The First Canadian Army led by General A.G.L. McNaughton used the training to "toughen up" the troops for a new assignment, an attack on occupied France. After the successful Bruneval Raid in February 1942, the Canadians were again in the forefront of the Dieppe Raid in August 1942. Storming the beaches involved a massive operation that was supported by naval and air forces. After landing and spending nine hours ashore, the surviving troops were evacuated back to England.

While recuperating from the Dieppe Raid, the Canadians sought out entertainment and recreation venues. Playing football English-style and attending dances and music halls were some of the prime after-hours activities.

The intense training re-commenced with emphasis on offensive infantry and armour tactics, played out in the fields and forests of England. There is great anticipation that the future role for Canadian soldiers will take them again into battle against Nazi Germany.

==Cast==
- General A.G.L. McNaughton as himself (archival footage)

==Production==
Letter from Overseas was the part of the wartime The World in Action propaganda short film series.
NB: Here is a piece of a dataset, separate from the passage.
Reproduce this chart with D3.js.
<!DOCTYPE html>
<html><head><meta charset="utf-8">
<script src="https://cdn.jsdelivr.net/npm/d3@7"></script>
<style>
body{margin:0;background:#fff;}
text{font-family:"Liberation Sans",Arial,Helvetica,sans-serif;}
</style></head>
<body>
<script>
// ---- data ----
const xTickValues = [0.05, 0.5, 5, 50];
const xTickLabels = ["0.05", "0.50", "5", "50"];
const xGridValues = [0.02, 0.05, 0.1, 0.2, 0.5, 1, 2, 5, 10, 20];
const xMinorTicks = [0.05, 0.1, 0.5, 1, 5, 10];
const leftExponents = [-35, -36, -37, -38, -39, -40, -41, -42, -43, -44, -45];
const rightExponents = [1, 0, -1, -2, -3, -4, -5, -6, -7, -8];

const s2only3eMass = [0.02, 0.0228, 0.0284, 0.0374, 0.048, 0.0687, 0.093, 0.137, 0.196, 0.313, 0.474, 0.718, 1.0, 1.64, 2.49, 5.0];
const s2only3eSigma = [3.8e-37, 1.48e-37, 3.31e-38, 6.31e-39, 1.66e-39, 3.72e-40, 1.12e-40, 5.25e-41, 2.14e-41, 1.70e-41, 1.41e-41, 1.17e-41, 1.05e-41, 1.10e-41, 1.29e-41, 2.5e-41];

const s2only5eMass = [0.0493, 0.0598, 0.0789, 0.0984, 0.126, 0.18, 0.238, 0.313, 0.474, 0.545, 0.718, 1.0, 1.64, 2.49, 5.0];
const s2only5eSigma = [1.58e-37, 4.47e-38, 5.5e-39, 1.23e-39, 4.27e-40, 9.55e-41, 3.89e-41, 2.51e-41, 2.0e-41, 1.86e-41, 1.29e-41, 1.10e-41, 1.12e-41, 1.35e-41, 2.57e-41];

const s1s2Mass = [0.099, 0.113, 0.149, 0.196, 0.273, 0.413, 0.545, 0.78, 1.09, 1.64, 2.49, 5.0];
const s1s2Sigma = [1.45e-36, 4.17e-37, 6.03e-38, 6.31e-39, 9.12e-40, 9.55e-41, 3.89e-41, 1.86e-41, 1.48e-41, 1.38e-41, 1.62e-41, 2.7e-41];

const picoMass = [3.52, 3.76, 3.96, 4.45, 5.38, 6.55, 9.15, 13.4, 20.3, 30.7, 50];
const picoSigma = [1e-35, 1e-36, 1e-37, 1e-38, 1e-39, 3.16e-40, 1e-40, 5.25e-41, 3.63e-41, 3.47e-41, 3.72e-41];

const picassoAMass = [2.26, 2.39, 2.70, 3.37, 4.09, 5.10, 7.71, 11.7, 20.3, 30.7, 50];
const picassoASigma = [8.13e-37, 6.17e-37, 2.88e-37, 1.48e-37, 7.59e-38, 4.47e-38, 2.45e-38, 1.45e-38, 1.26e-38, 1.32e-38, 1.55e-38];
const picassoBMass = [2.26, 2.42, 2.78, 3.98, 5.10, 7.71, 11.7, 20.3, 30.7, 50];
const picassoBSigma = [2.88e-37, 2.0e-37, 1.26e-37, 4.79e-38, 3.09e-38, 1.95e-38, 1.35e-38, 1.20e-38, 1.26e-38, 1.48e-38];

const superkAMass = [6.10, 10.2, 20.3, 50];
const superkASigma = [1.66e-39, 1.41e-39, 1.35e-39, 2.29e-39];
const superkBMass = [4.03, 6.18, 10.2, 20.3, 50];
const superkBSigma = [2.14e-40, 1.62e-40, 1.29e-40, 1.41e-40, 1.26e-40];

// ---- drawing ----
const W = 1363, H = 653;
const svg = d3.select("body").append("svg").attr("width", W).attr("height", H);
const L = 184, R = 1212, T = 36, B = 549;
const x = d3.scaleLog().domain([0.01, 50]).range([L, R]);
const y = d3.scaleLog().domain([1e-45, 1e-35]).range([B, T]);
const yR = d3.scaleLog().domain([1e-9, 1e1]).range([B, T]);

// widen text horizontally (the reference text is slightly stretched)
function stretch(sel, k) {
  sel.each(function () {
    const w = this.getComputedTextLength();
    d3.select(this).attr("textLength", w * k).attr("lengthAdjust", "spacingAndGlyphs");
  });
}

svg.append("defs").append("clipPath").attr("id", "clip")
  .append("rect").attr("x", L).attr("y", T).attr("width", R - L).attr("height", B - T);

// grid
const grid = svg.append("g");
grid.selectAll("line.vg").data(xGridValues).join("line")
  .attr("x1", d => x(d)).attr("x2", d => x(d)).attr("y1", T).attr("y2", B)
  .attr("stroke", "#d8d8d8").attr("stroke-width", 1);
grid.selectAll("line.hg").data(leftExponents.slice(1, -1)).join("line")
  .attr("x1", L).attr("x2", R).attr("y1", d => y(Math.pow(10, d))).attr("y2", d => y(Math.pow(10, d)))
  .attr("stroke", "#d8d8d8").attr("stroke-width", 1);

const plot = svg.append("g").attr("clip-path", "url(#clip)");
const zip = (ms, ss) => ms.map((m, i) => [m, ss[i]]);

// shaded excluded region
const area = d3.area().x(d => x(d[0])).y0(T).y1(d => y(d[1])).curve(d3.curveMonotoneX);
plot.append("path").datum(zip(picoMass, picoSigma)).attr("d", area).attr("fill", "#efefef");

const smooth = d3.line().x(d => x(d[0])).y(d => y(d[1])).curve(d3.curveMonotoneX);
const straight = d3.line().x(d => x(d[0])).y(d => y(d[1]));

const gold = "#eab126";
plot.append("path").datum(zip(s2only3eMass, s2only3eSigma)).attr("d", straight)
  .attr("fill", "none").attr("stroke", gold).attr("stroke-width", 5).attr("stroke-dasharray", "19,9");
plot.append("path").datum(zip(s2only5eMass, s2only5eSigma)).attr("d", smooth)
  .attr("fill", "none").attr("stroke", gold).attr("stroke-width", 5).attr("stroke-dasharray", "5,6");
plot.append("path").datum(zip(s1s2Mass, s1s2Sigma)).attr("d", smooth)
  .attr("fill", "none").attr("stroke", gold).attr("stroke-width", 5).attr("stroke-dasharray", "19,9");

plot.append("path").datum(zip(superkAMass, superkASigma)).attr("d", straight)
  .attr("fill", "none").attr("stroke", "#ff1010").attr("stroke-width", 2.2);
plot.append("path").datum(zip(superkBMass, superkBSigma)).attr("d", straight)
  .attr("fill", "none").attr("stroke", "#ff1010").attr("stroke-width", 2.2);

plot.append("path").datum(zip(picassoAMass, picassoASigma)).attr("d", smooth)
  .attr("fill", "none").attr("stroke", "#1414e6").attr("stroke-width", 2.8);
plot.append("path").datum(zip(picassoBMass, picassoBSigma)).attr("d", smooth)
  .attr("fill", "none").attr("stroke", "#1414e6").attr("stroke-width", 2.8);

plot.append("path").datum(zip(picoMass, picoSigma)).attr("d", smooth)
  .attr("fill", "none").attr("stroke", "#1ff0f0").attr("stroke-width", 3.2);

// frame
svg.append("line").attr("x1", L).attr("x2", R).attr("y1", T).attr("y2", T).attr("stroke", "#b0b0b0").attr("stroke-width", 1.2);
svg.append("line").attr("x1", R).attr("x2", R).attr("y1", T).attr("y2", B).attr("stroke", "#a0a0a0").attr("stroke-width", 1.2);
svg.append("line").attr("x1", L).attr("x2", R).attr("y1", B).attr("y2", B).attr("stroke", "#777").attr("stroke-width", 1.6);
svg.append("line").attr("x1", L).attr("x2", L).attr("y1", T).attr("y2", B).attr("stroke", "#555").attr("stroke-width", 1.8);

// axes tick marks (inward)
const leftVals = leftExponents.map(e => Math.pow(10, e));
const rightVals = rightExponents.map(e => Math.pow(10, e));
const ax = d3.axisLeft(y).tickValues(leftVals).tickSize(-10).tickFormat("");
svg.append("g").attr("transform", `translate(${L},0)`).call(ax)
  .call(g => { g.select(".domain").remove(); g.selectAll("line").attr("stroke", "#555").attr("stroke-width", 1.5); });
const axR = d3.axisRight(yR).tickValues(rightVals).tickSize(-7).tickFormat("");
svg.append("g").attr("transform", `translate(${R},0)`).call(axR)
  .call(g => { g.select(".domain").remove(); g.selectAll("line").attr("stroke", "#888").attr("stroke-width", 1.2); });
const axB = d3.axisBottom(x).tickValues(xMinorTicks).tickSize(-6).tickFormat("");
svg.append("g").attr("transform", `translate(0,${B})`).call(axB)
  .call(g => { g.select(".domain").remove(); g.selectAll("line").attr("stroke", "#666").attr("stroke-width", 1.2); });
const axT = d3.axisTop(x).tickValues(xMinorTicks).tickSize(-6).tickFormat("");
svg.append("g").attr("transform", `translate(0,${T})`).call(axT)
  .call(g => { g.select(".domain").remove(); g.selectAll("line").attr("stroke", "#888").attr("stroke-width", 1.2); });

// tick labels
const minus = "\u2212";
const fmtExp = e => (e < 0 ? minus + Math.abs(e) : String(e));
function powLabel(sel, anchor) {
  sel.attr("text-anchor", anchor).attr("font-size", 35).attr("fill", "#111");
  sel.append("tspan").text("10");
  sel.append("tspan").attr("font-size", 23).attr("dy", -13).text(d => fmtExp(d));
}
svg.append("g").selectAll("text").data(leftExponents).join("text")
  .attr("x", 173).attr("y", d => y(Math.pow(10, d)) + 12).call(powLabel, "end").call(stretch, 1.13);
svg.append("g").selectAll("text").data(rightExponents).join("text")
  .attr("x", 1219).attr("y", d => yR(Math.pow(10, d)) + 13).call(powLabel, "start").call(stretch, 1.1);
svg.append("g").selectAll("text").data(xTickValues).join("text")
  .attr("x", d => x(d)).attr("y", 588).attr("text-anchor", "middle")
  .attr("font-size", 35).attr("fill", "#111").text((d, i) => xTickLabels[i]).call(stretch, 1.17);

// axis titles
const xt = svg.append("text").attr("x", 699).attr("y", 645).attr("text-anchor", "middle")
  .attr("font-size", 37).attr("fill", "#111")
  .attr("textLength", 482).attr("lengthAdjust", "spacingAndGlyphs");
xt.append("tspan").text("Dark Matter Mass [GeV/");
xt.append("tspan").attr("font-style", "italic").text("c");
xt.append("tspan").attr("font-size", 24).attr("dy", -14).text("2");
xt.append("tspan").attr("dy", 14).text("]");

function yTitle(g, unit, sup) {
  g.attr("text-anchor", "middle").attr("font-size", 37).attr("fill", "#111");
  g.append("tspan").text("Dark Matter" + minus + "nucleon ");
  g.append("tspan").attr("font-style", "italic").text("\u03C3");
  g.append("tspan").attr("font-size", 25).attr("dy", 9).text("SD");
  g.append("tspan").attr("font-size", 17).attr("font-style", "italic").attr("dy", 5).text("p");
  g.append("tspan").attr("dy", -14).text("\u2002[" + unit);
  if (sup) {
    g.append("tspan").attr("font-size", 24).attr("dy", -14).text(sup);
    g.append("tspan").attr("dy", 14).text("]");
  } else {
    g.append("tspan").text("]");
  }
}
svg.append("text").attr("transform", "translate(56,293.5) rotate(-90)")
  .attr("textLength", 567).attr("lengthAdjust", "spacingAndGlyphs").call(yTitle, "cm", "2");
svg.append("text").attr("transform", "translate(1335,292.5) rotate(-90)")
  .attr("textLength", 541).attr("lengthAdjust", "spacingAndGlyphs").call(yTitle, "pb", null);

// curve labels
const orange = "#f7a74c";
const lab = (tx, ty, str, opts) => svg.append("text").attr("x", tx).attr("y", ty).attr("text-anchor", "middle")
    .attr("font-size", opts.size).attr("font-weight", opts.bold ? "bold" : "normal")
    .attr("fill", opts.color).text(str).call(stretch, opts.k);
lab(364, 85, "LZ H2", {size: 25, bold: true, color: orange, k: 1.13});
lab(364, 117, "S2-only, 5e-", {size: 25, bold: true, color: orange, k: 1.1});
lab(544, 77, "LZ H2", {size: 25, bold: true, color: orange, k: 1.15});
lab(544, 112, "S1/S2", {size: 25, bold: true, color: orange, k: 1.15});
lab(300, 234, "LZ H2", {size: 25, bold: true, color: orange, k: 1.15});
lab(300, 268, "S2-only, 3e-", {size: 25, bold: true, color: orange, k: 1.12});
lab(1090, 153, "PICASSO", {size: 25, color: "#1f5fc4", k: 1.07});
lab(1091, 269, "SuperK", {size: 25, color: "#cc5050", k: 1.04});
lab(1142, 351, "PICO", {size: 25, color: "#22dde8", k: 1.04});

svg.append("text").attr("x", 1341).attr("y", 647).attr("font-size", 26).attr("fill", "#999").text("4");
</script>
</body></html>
The film was produced with financial backing from the Wartime Information Board for the Director of Public Information, Herbert Lash.

Typical of the NFB's series of morale-boosting films, Letter from Overseas used the format of a newsreel, relying heavily on original material shot by the Canadian Army Film Unit in Great Britain, including combat footage of the Dieppe and Bruneval raids..

The deep baritone voice of stage actor Lorne Greene was featured in the narration of Letter from Overseas, as well as the voice of the soldier who has mailed the aerogram. Greene was known for his work on both radio broadcasts as a news announcer at CBC as well as narrating many of the Canada Carries On series. His sonorous recitation led to his nickname, "The Voice of Canada", and to some observers, the "voice-of-God". When reading grim battle statistics or narrating a particularly serious topic, he was known as "The Voice of Doom".

==Reception==
In early 1942, NFB head John Grierson through his Hollywood contacts, found a new outlet for NFB documentaries, especially the recently launched war-themed The World in Action series. After the success of selling Warclouds in the Pacific, the NFB was able to make a further arrangement with United Artists for additional titles to be distributed in the United States. With distribution in Canada and Great Britain, he now added the United States market.

Letter from Overseas was produced in 35 mm for the theatrical market, and due to its length, shown as a newsreel. Each film in both The World in Action and Canada Carries On series was shown over a six-month period as part of the shorts or newsreel segments in approximately 800 theatres across Canada. The NFB had an arrangement with Famous Players theatres to ensure that Canadians from coast-to-coast could see them, with further distribution by Columbia Pictures of Canada. After the six-month theatrical tour ended, individual films were made available on 16 mm to schools, libraries, churches and factories, extending the life of these films for another year or two. They were also made available to film libraries operated by university and provincial authorities. A total of 199 films were produced before the series was canceled in 1959.